Michael (Mike) McEvoy died on 29 November 2021, aged 85.
Mike was very involved in Societies at College, being a member of the Aeromodelling, Aeronautical, Engineering,
Morley and Natural History Societies. He was a member of the RAF section of the CCF. One of his end of term reports said, ‘The Airforce offers a wonderful opening today for an intelligent boy who can take his work well beyond qualifying standards. He could hardly fail to end up an Air Marshal.’ His interests at College are clearly reflected in his career.
The following is a slightly abridged tribute written by Tim Calloway, a very good long-time friend of Mike.
I first met Mike in 1984 when I was working as the curator of photographs at the RAF Museum and my research appointment on 5 September was an M McEvoy who was researching various versions of the Vickers Wellington and was on a picture hunt he was writing.
I was immediately struck by his green corduroy trousers, bright check shirt, striped braces and a violently patterned bow tie. Only later would I learn that this
was his standard mode of dress! Our day flew past, our conversation ranged, as conversations with Mike always did, across history, politics, the state of the armed forces, music, comedy and a gamut of other subjects too numerous to count!
On discovering he had flown the world’s most beautiful jet fighter, the Hawker Hunter, in the Royal Air Force, I immediately pounced and pestered him with all sorts
of beginner’s questions on what it was like to fly and operate. With the kind of patience that was to manifest our regular conversations from that day onwards, he grinned irrepressibly and answered even the most asinine question in full, with what was usually a self- deprecating anecdote or two thrown in for good measure. He was a kindly and gentle soul, always willing to respond to enthusiasm and share his experience and knowledge, usually making you laugh out loud while doing so.

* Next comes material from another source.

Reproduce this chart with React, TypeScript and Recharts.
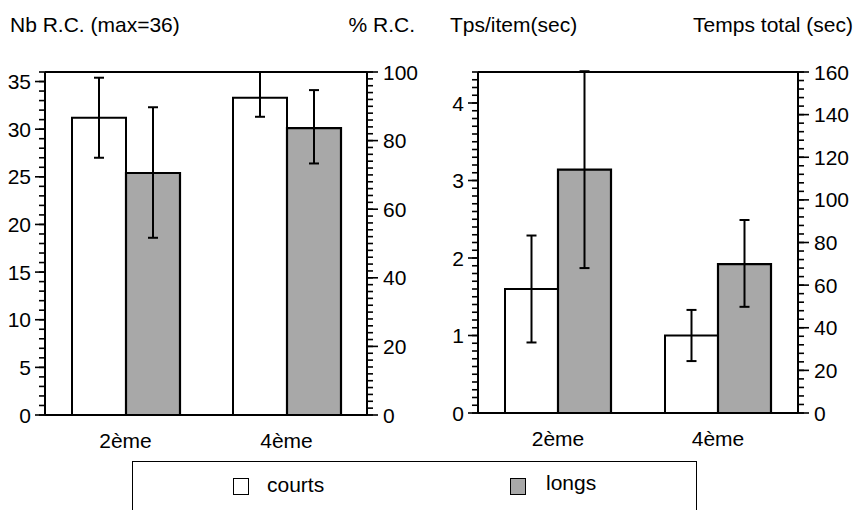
import React from "react";
import { BarChart, Bar, XAxis, YAxis, ErrorBar, ReferenceLine } from "recharts";

const niveaux = ["2ème", "4ème"];

// Nb R.C. (max=36), % R.C. on the right
const rcCourts = [31.2, 33.3];
const rcLongs = [25.4, 30.1];
const rcCourtsErr = [[4.2, 4.2], [2.0, 2.7]];
const rcLongsErr = [[6.8, 6.9], [3.7, 4.0]];

// Tps/item (sec), Temps total (sec) on the right
const tpsCourts = [1.6, 1.0];
const tpsLongs = [3.14, 1.92];
const tpsCourtsErr = [[0.69, 0.69], [0.33, 0.33]];
const tpsLongsErr = [[1.27, 1.27], [0.55, 0.57]];

const rcTicks = [0, 5, 10, 15, 20, 25, 30, 35];
const pctTicks = [0, 20, 40, 60, 80, 100];
const tpsTicks = [0, 1, 2, 3, 4];
const totalTicks = [0, 20, 40, 60, 80, 100, 120, 140, 160];

const FONT = "'Liberation Sans', Arial, sans-serif";
const GRIS = "#a8a8a8";
const FS = 21;

// small tick positions between 0 and max
const steps = (max: number, step: number) => {
  const out: number[] = [];
  for (let i = 0; i * step <= max + 1e-9; i++) out.push(Math.round(i * step * 1000) / 1000);
  return out;
};

const makeTick = (side: "left" | "right", len: number, gap: number) => (props: any) => {
  const { x, y, payload } = props;
  const dir = side === "left" ? -1 : 1;
  return (
    <g>
      <line x1={x} y1={y} x2={x + dir * len} y2={y} stroke="#000" strokeWidth={1.6} />
      <text
        x={x + dir * (len + gap)}
        y={y}
        dy="0.36em"
        textAnchor={side === "left" ? "end" : "start"}
        fontSize={FS}
        fill="#000"
      >
        {payload.value}
      </text>
    </g>
  );
};

const minorShape = (side: "left" | "right") => (p: any) => {
  const x = side === "left" ? Math.min(p.x1, p.x2) : Math.max(p.x1, p.x2);
  const dir = side === "left" ? -1 : 1;
  return <line x1={x} y1={p.y1} x2={x + dir * 6} y2={p.y1} stroke="#000" strokeWidth={1.6} />;
};

const rcData = niveaux.map((n, i) => ({
  niveau: n,
  courts: rcCourts[i],
  longs: rcLongs[i],
  courtsErr: rcCourtsErr[i],
  longsErr: rcLongsErr[i],
}));

const tpsData = niveaux.map((n, i) => ({
  niveau: n,
  courts: tpsCourts[i],
  longs: tpsLongs[i],
  courtsErr: tpsCourtsErr[i],
  longsErr: tpsLongsErr[i],
}));

const panneau = (
  data: any[],
  width: number,
  leftW: number,
  rightW: number,
  mRight: number,
  mBottom: number,
  leftMax: number,
  leftTicks: number[],
  leftMinorStep: number,
  rightMax: number,
  rightTicks: number[],
  rightMinorStep: number
) => (
  <BarChart
    width={width}
    height={460}
    data={data}
    margin={{ top: 72, right: mRight, left: 0, bottom: mBottom }}
    barGap={0}
    barCategoryGap={27}
  >
    <XAxis
      dataKey="niveau"
      tickLine={false}
      tickSize={0}
      tickMargin={18}
      axisLine={{ stroke: "#000", strokeWidth: 2 }}
      tick={{ fill: "#000", fontSize: FS }}
      height={30}
    />
    <YAxis
      yAxisId="g"
      orientation="left"
      type="number"
      domain={[0, leftMax]}
      allowDataOverflow
      ticks={leftTicks}
      interval={0}
      width={leftW}
      tickSize={0}
      tickMargin={0}
      tickLine={false}
      axisLine={{ stroke: "#000", strokeWidth: 2 }}
      tick={makeTick("left", 10, 4)}
    />
    <YAxis
      yAxisId="d"
      orientation="right"
      type="number"
      domain={[0, rightMax]}
      allowDataOverflow
      ticks={rightTicks}
      interval={0}
      width={rightW}
      tickSize={0}
      tickMargin={0}
      tickLine={false}
      axisLine={{ stroke: "#000", strokeWidth: 2 }}
      tick={makeTick("right", 11, 5)}
    />
    {steps(leftMax, leftMinorStep).map((v) => (
      <ReferenceLine key={`g${v}`} yAxisId="g" y={v} ifOverflow="visible" shape={minorShape("left")} />
    ))}
    {steps(rightMax, rightMinorStep).map((v) => (
      <ReferenceLine key={`d${v}`} yAxisId="d" y={v} ifOverflow="visible" shape={minorShape("right")} />
    ))}
    <ReferenceLine yAxisId="g" y={leftMax} stroke="#000" strokeWidth={2} />
    <Bar yAxisId="g" dataKey="courts" fill="#ffffff" stroke="#000" strokeWidth={2} isAnimationActive={false}>
      <ErrorBar dataKey="courtsErr" width={5} stroke="#000" strokeWidth={2} />
    </Bar>
    <Bar yAxisId="g" dataKey="longs" fill={GRIS} stroke="#000" strokeWidth={2.2} isAnimationActive={false}>
      <ErrorBar dataKey="longsErr" width={5} stroke="#000" strokeWidth={2} />
    </Bar>
  </BarChart>
);

export default function App() {
  return (
    <div
      style={{
        position: "absolute",
        left: 0,
        top: 0,
        width: 855,
        height: 510,
        overflow: "hidden",
        background: "#fff",
        fontFamily: FONT,
        color: "#000",
      }}
    >
      <div style={{ position: "absolute", left: 10, top: 13, fontSize: FS }}>Nb R.C. (max=36)</div>
      <div style={{ position: "absolute", right: 855 - 415, top: 13, fontSize: FS }}>% R.C.</div>
      <div style={{ position: "absolute", left: 450, top: 13, fontSize: FS }}>Tps/item(sec)</div>
      <div style={{ position: "absolute", right: 2, top: 13, fontSize: FS }}>Temps total (sec)</div>

      <div style={{ position: "absolute", left: 0, top: 0 }}>
        {panneau(rcData, 430, 45, 55, 8, 15, 36, rcTicks, 1, 100, pctTicks, 2)}
      </div>
      <div style={{ position: "absolute", left: 430, top: 0 }}>
        {panneau(tpsData, 425, 48, 55, 2, 17, 4.4, tpsTicks, 0.1, 160, totalTicks, 4)}
      </div>

      <div
        style={{
          position: "absolute",
          left: 132,
          top: 461,
          width: 563,
          height: 70,
          border: "1.5px solid #000",
          fontSize: FS,
        }}
      >
        <div
          style={{
            position: "absolute",
            left: 100,
            top: 16,
            width: 14,
            height: 15,
            border: "1.5px solid #000",
            background: "#fff",
          }}
        />
        <div style={{ position: "absolute", left: 134, top: 11 }}>courts</div>
        <div
          style={{
            position: "absolute",
            left: 377,
            top: 16,
            width: 14,
            height: 15,
            border: "1.5px solid #000",
            background: GRIS,
          }}
        />
        <div style={{ position: "absolute", left: 413, top: 9 }}>longs</div>
      </div>
    </div>
  );
}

During his many visits to the Museum, we also discovered a shared love of building models, his advice on paints, cements and brushes, saving many of my wilting, streaky attempts from being complete disasters.
My next encounter with him was when working at West Drayton LATCC in 1994. There was a buzz in the centre as the new watch boss was coming round to meet everyone. I looked up from the wings on Dover/Lydd and said, ‘Hi Mike. What are you doing here?’ To which he replied, ‘I was about to ask you the same question.’ He was a wonderful boss too as I was to find out over the next three years before I left. I will always remember him turning up to the Christmas Day watch, traditionally with everyone in costume, dressed as a Turkish Sultan, pointy hat, cloak and shoes all in a livid purple! Even in the most serious business he was able to inject a relaxed sense of fun to the proceedings, and I found his leadership did wonders for my stress levels.

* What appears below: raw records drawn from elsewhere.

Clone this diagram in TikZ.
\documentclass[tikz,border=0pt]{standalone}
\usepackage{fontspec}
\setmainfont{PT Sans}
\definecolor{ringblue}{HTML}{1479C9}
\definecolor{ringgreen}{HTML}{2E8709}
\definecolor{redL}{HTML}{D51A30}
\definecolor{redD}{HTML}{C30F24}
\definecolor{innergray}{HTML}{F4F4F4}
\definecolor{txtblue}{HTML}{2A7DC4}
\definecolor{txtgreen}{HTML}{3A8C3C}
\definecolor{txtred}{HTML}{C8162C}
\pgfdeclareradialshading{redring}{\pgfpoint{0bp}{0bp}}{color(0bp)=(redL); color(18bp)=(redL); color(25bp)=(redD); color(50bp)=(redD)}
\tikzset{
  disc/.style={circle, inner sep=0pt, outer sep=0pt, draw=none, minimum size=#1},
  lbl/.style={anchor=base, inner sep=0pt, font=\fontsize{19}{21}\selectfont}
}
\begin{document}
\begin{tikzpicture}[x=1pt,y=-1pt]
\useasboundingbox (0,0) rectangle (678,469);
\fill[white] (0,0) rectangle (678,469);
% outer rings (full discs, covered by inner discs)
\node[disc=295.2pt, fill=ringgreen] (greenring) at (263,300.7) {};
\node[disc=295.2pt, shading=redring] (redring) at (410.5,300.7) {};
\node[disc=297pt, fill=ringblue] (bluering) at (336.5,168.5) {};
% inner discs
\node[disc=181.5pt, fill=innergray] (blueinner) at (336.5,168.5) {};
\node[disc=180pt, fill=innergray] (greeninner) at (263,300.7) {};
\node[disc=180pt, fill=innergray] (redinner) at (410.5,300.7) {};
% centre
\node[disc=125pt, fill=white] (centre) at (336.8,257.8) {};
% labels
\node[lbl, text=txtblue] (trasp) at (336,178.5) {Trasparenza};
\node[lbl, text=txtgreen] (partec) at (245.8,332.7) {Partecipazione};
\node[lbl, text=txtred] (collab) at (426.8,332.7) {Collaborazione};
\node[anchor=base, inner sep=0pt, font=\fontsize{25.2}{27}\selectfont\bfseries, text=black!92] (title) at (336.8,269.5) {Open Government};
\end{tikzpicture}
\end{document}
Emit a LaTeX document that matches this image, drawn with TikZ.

He discovered that I was writing books and websites while working at LATCC which occasioned the first invitation to visit his amazing house in Marlow so he could help me with some research. This proved to be an experience in itself for two reasons. Firstly, meeting his lovely wife Gina and being made to feel completely welcome by this witty, kind and lively lady who wanted to know my opinion on a wide variety of subjects, from folk music and plants to birds and comedy. Secondly, the house itself was astounding, crammed to the rafters with books, pictures, records and magazines on all the subjects they found to be fascinating. Mike was buried in a den of models and books, and despite the seeming chaos was able to lay his hands on the material he wished to show me and discuss. He had the ability to give his time fully to people whether as an amazing boss, a wonderful research colleague, a devoted husband, or a superb host!

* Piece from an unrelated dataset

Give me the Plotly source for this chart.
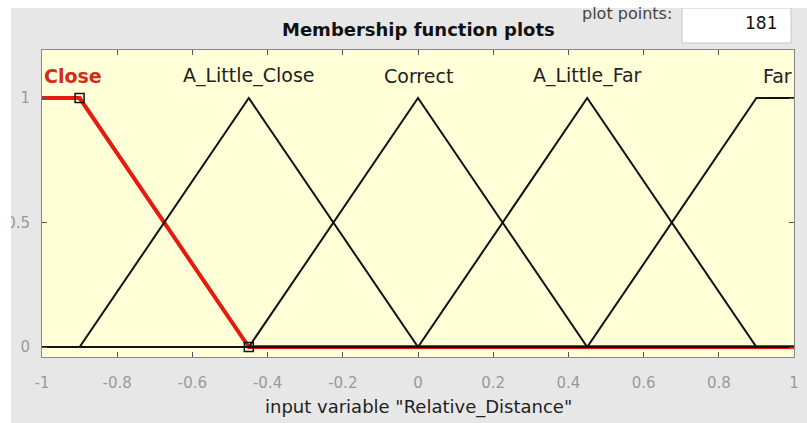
import plotly.graph_objects as go

# Membership functions of input variable "Relative_Distance"
mf_names = ["Close", "A_Little_Close", "Correct", "A_Little_Far", "Far"]
close_x = [-1, -0.9, -0.45, 1]
close_y = [1, 1, 0, 0]
little_close_x = [-1, -0.9, -0.45, 0, 1]
little_close_y = [0, 0, 1, 0, 0]
correct_x = [-1, -0.45, 0, 0.45, 1]
correct_y = [0, 0, 1, 0, 0]
little_far_x = [-1, 0, 0.45, 0.9, 1]
little_far_y = [0, 0, 1, 0, 0]
far_x = [-1, 0.45, 0.9, 1]
far_y = [0, 0, 1, 1]
label_x = [-1, -0.45, 0, 0.45, 1]
label_y = [1.09, 1.09, 1.09, 1.09, 1.09]
handle_x = [-0.9, -0.45]
handle_y = [1, 0]
x_ticks = [-1, -0.8, -0.6, -0.4, -0.2, 0, 0.2, 0.4, 0.6, 0.8, 1]
x_tick_text = ["-1", "-0.8", "-0.6", "-0.4", "-0.2", "0", "0.2", "0.4", "0.6", "0.8", "1"]
y_ticks = [0, 0.5, 1]
y_tick_text = ["0", "0.5", "1"]
plot_points = 181

W, H = 807, 423
L, R, T, B = 42, 13, 50, 66
PW, PH = W - L - R, H - T - B
FONT = "DejaVu Sans, Arial, sans-serif"


def px(xp):
    return (xp - L) / PW


def py(yp):
    return (H - B - yp) / PH


fig = go.Figure()

# selected MF (red, thick) drawn first so the black outlines sit on top
fig.add_trace(go.Scatter(x=close_x, y=close_y, mode="lines",
                         line=dict(color="#e8190f", width=4), hoverinfo="skip"))
for xs, ys in [(little_close_x, little_close_y), (correct_x, correct_y),
               (little_far_x, little_far_y), (far_x, far_y)]:
    fig.add_trace(go.Scatter(x=xs, y=ys, mode="lines",
                             line=dict(color="#111111", width=2), hoverinfo="skip"))
fig.add_trace(go.Scatter(x=handle_x, y=handle_y, mode="markers",
                         marker=dict(symbol="square-open", size=9,
                                     color="#111111", line=dict(width=1.5)),
                         hoverinfo="skip"))

for i, name in enumerate(mf_names):
    if i == 0:
        anchor, color, txt = "left", "#d42a1c", "<b>%s</b>" % name
    elif i == len(mf_names) - 1:
        anchor, color, txt = "right", "#222222", name
    else:
        anchor, color, txt = "center", "#222222", name
    fig.add_annotation(x=label_x[i], y=label_y[i], text=txt, showarrow=False,
                       xanchor=anchor, yanchor="middle",
                       font=dict(size=19, color=color))

# headings and the plot-points box
fig.add_annotation(x=px(418), y=py(30), xref="paper", yref="paper",
                   text="<b>Membership function plots</b>", showarrow=False,
                   xanchor="center", yanchor="middle",
                   font=dict(size=18, color="#111111"))
fig.add_annotation(x=px(627), y=py(14), xref="paper", yref="paper",
                   text="plot points:", showarrow=False,
                   xanchor="center", yanchor="middle",
                   font=dict(size=16, color="#444444"))
fig.add_annotation(x=px(779), y=py(23), xref="paper", yref="paper",
                   text=str(plot_points), showarrow=False,
                   xanchor="right", yanchor="middle",
                   font=dict(size=17, color="#111111"))
fig.add_annotation(x=px(418), y=py(407), xref="paper", yref="paper",
                   text='input variable "Relative_Distance"', showarrow=False,
                   xanchor="center", yanchor="middle",
                   font=dict(size=18, color="#222222"))

shapes = [
    # white text box for the plot points value
    dict(type="rect", xref="paper", yref="paper", layer="above",
         x0=px(682), x1=px(791), y0=py(43), y1=py(8),
         fillcolor="#ffffff", line=dict(color="#c8c8c8", width=1)),
    # white margin strips on the left and top edges
    dict(type="rect", xref="paper", yref="paper", layer="above",
         x0=px(-2), x1=px(11), y0=py(H + 2), y1=py(-2),
         fillcolor="#ffffff", line=dict(width=0)),
    dict(type="rect", xref="paper", yref="paper", layer="above",
         x0=px(-2), x1=px(W + 2), y0=py(8), y1=py(-2),
         fillcolor="#ffffff", line=dict(width=0)),
]

fig.update_layout(
    width=W, height=H,
    margin=dict(l=L, r=R, t=T, b=B, pad=0, autoexpand=False),
    paper_bgcolor="#e7e7e7",
    plot_bgcolor="#ffffd8",
    showlegend=False,
    font=dict(family=FONT),
    shapes=shapes,
)
fig.update_xaxes(range=[-1, 1], tickvals=x_ticks, ticktext=x_tick_text,
                 ticks="inside", ticklen=5, tickcolor="#555555",
                 showline=True, linecolor="#888888", linewidth=1, mirror="ticks",
                 showgrid=False, zeroline=False, ticklabelstandoff=12,
                 automargin=False,
                 tickfont=dict(size=15, color="#9a9a9a"))
fig.update_yaxes(range=[-0.04, 1.193], tickvals=y_ticks, ticktext=y_tick_text,
                 ticks="inside", ticklen=5, tickcolor="#555555",
                 showline=True, linecolor="#888888", linewidth=1, mirror="ticks",
                 showgrid=False, zeroline=False, ticklabelstandoff=8,
                 automargin=False,
                 tickfont=dict(size=15, color="#9a9a9a"))

fig.write_html("out.html")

Mike was also involved in air displays, running the Air Traffic Control team for the International Air Tattoo in the 1970s and 80s. Mike was part of the team that established the event to become the world-renowned show it is today. He really was the ‘Compleat Aviator.’ If he had not flown it, he had probably built a model of it, seen it at an airshow or seen it at some stage in his career.
Mike will be badly missed, not only by his beloved wife and soulmate Gina, his sons Dominic and Hugh, daughter Anna and his grandchildren Eva, Jackson and Ramona, but also by his friends in the modelling world.